Het verkeer komt compleet tot stilstand. Ik zet de radio harder en luister half, terwijl ik in de tussentijd een boodschappenlijstje op mijn telefoon maak. De DJ interviewt iemand die vannacht uit Gaza, via Egypte, terug in Nederland is gekomen. De man vertelt over zijn gezin, waarvan nu alleen nog hij en zijn jongste zoon over zijn. Zijn vrouw en dochters zijn omgekomen tijdens een bombardement. De man vertelt dat er geen tijd was om verdriet te voelen, de angst had de overhand.
Mijn beeld wordt troebel en dat ligt deze keer niet aan de weersomstandigheden. Ik draai de radio op stil, maar met een knoop in mijn maag realiseer ik me dat iets niet willen horen of zien, niet betekent dat het er niet is. Het gevoel van onmacht maakt me misselijk.
Ik voel een hand op mijn rechterschouder. Ik kijk nogmaals in de achteruitkijkspiegel en zie dat mijn dochter ook onder de indruk is van het verhaal. Met mijn linkerhand pak ik de hare even vast en knijp erin.
‘Mama?’
‘Ja, lieverdje?’ Ik veeg mijn wangen droog.
‘Ik heb honger.’

 

Lid sinds

11 jaar 6 maanden

Rol

  • Gewone gebruiker
  • Pluslid

Goed gedaan. Je neemt me mee in de ergernis en net op het punt dat ik denk dat het -ondanks de realistische ellende in de wereld- iets te zoetsappig wordt, die mooie afsluiter.

Graag gelezen. 

Lid sinds

5 jaar

Rol

  • Gewone gebruiker

Ja, ik sluit me aan bij Hadeke. Mooi gevonden.

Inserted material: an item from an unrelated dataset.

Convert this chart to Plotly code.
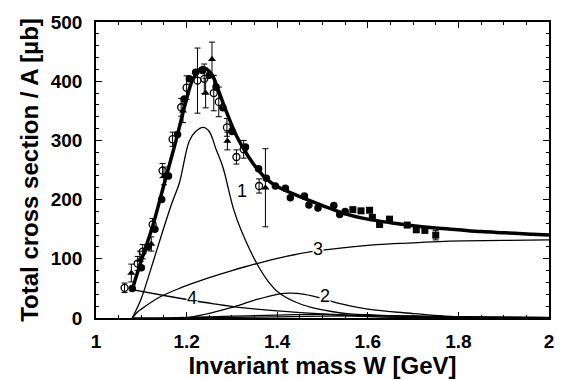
import plotly.graph_objects as go

# ---- data ----
W_total = [1.08, 1.10, 1.125, 1.15, 1.175, 1.20, 1.215, 1.235, 1.255, 1.27, 1.287, 1.31, 1.337, 1.36, 1.376,
           1.40, 1.45, 1.50, 1.55, 1.60, 1.65, 1.70, 1.75, 1.80, 1.85, 1.90, 1.95, 2.0]
v_total = [48, 97, 155, 225, 295, 370, 405, 423, 412, 385, 350, 308, 272, 248, 235,
           222, 205, 190, 176, 167, 161, 156, 152, 149, 146, 144, 142, 140]

W_c1 = [1.08, 1.10, 1.12, 1.14, 1.168, 1.184, 1.206, 1.22, 1.237, 1.25, 1.265, 1.28, 1.304, 1.32, 1.355,
        1.38, 1.403, 1.44, 1.475, 1.52, 1.56, 1.62, 1.70, 1.80, 2.0]
v_c1 = [0, 33, 80, 129, 195, 228, 299, 315, 322, 315, 285, 255, 183, 149, 92,
        62, 43, 27, 18, 11, 7, 5, 3, 2, 1]

W_c2 = [1.20, 1.25, 1.30, 1.35, 1.40, 1.43, 1.46, 1.50, 1.534, 1.60, 1.694, 1.80, 1.90, 2.0]
v_c2 = [0, 8, 18, 30, 40, 42, 40, 33, 25, 15, 8, 2, 0.5, 0]

W_c3 = [1.08, 1.09, 1.10, 1.14, 1.184, 1.25, 1.30, 1.355, 1.42, 1.475, 1.55, 1.62, 1.70, 1.78, 1.90, 2.0]
v_c3 = [0, 9, 15, 35, 50, 68, 80, 92, 104, 112, 119, 124, 127, 130, 131, 132]

W_c4 = [1.08, 1.15, 1.21, 1.26, 1.315, 1.40, 1.50, 1.62, 1.75, 2.0]
v_c4 = [48, 38, 30, 24, 18, 12, 7, 2, 0.5, 0]

W_c5 = [1.08, 1.20, 1.30, 1.40, 1.50, 1.60, 1.70, 1.80, 1.90, 2.0]
v_c5 = [0, 1, 3, 5, 6, 4, 3, 1.5, 1, 0.5]

W_c6 = [1.20, 1.30, 1.40, 1.50, 1.60, 1.70, 1.80, 1.90, 2.0]
v_c6 = [0, 1, 2, 3, 3.5, 3, 2, 1, 0.5]

W_open = [1.063, 1.092, 1.103, 1.125, 1.147, 1.169, 1.188, 1.200, 1.224, 1.239, 1.260, 1.271, 1.289, 1.310, 1.326, 1.360]
v_open = [51, 92, 112, 158, 249, 302, 356, 389, 401, 404, 380, 365, 322, 272, 285, 223]
e_open = [8, 12, 12, 10, 12, 12, 15, 20, 55, 25, 30, 25, 15, 12, 15, 12]

W_tri = [1.078, 1.097, 1.122, 1.150, 1.192, 1.242, 1.256, 1.290, 1.374]
v_tri = [76, 98, 125, 240, 350, 380, 437, 299, 220]
e_tri = [15, 15, 12, 15, 20, 25, 29, 15, 66]

W_fill = [1.08, 1.10, 1.115, 1.13, 1.145, 1.16, 1.18, 1.195, 1.206, 1.22, 1.235, 1.25, 1.265, 1.28, 1.30,
          1.33, 1.359, 1.376, 1.396, 1.418, 1.429, 1.46, 1.47, 1.49, 1.525, 1.538, 1.55]
v_fill = [50, 85, 120, 150, 200, 240, 310, 370, 404, 415, 418, 410, 390, 355, 315,
          289, 252, 236, 223, 219, 203, 206, 191, 186, 190, 175, 180]

W_sq = [1.567, 1.585, 1.604, 1.61, 1.626, 1.648, 1.687, 1.707, 1.726, 1.75]
v_sq = [183, 181, 182, 170, 158, 167, 157, 149, 148, 140]
e_sq = [0, 0, 0, 0, 0, 0, 0, 0, 0, 8]

curve_labels = ["1", "2", "3", "4"]
label_W = [1.322, 1.505, 1.49, 1.212]
label_v = [215, 38, 117, 33]

x_ticks = [1, 1.2, 1.4, 1.6, 1.8, 2]
x_ticktext = ["1", "1.2", "1.4", "1.6", "1.8", "2"]
y_ticks = [0, 100, 200, 300, 400, 500]

FONT = "Liberation Sans"

fig = go.Figure()

for wx, vy in [(W_c1, v_c1), (W_c2, v_c2), (W_c3, v_c3), (W_c4, v_c4), (W_c5, v_c5), (W_c6, v_c6)]:
    fig.add_trace(go.Scatter(x=wx, y=vy, mode="lines", line=dict(color="black", width=1.3, shape="spline"),
                             showlegend=False, hoverinfo="skip"))

fig.add_trace(go.Scatter(x=W_open, y=v_open, mode="markers",
                         marker=dict(symbol="circle-open", size=7, color="black", line=dict(width=1.3)),
                         error_y=dict(type="data", array=e_open, color="black", thickness=1, width=3),
                         showlegend=False))
fig.add_trace(go.Scatter(x=W_tri, y=v_tri, mode="markers",
                         marker=dict(symbol="triangle-up", size=7, color="black"),
                         error_y=dict(type="data", array=e_tri, color="black", thickness=1, width=3),
                         showlegend=False))
fig.add_trace(go.Scatter(x=W_fill, y=v_fill, mode="markers",
                         marker=dict(symbol="circle", size=7.5, color="black"),
                         showlegend=False))
fig.add_trace(go.Scatter(x=W_sq, y=v_sq, mode="markers",
                         marker=dict(symbol="square", size=7, color="black"),
                         error_y=dict(type="data", array=e_sq, color="black", thickness=1, width=3),
                         showlegend=False))

fig.add_trace(go.Scatter(x=W_total, y=v_total, mode="lines", line=dict(color="black", width=3.5, shape="spline"),
                         showlegend=False, hoverinfo="skip"))

for t, wx, vy in zip(curve_labels, label_W, label_v):
    fig.add_annotation(x=wx, y=vy, text=t, showarrow=False, bgcolor="white",
                       font=dict(family=FONT, size=18, color="black"), borderpad=0)

axis_common = dict(showline=True, linecolor="black", linewidth=1.5, mirror="ticks",
                   ticks="inside", tickcolor="black", ticklen=6, showgrid=False, zeroline=False,
                   tickfont=dict(family=FONT, size=19, color="black", weight="bold"))

fig.update_xaxes(range=[1, 2], tickvals=x_ticks, ticktext=x_ticktext,
                 minor=dict(dtick=0.05, ticks="inside", ticklen=3, tickcolor="black"),
                 title=dict(text="Invariant mass W [GeV]", font=dict(family=FONT, size=24, color="black", weight="bold"),
                            standoff=0),
                 ticklabelstandoff=5, **axis_common)
fig.update_yaxes(range=[0, 500], tickvals=y_ticks,
                 minor=dict(dtick=20, ticks="inside", ticklen=3, tickcolor="black"),
                 title=dict(text="Total cross section / A [µb]", font=dict(family=FONT, size=24, color="black", weight="bold"),
                            standoff=5),
                 ticklabelstandoff=8, **axis_common)

fig.update_layout(width=566, height=380, margin=dict(l=96, r=13, t=15, b=62),
                  paper_bgcolor="white", plot_bgcolor="white")

fig.write_html("out.html")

Ik zou (in de eerste zin) bij een auto eerder spreken over een voorruit dan over een voorraam. 

Lid sinds

7 jaar 7 maanden

Rol

  • Gewone gebruiker

Heel goed gedaan, SD. Ik veronderstel dat het om opdracht 478 gaat en dan weet ik niet of ik er het geluksmoment in terugvind, tenzij het dat heel kortstondige momentje is dat je denkt dat dochterlief wat anders ging zeggen dan dat ze honger heeft. 

Lid sinds

3 jaar 7 maanden

Rol

  • Gewone gebruiker

Bedankt allemaal voor het reageren en de feedback.

Het ging inderdaad om dat mini geluksmomentje, hoewel je ook van geluk mag spreken dat een file het ergste moment van je dag is 😊

Lid sinds

14 jaar 8 maanden

Rol

  • Gewone gebruiker

Mooi beschreven hoe de ergenissen zich ophopen en dat het humeur tot een dieptepunt daalt.

Vanaf het punt ik erger me word ik het verhaal ingezogen. Ik sluit met aan bij Fief wat betreft de voorruit en misschien dat de regen druipt niet helemaal de lading dekt als de ruitenwissers op maximaal staan. Dan denk ik meer aan de regen die neerslaat op de voorruit.

De slotzin wekt de indruk dat honger misschien niet meer een ergernis is, maar gerelativeerd wordt na het horen van de nieuwsberichten. Van de globale rampen naar microproblematiek van alle dag.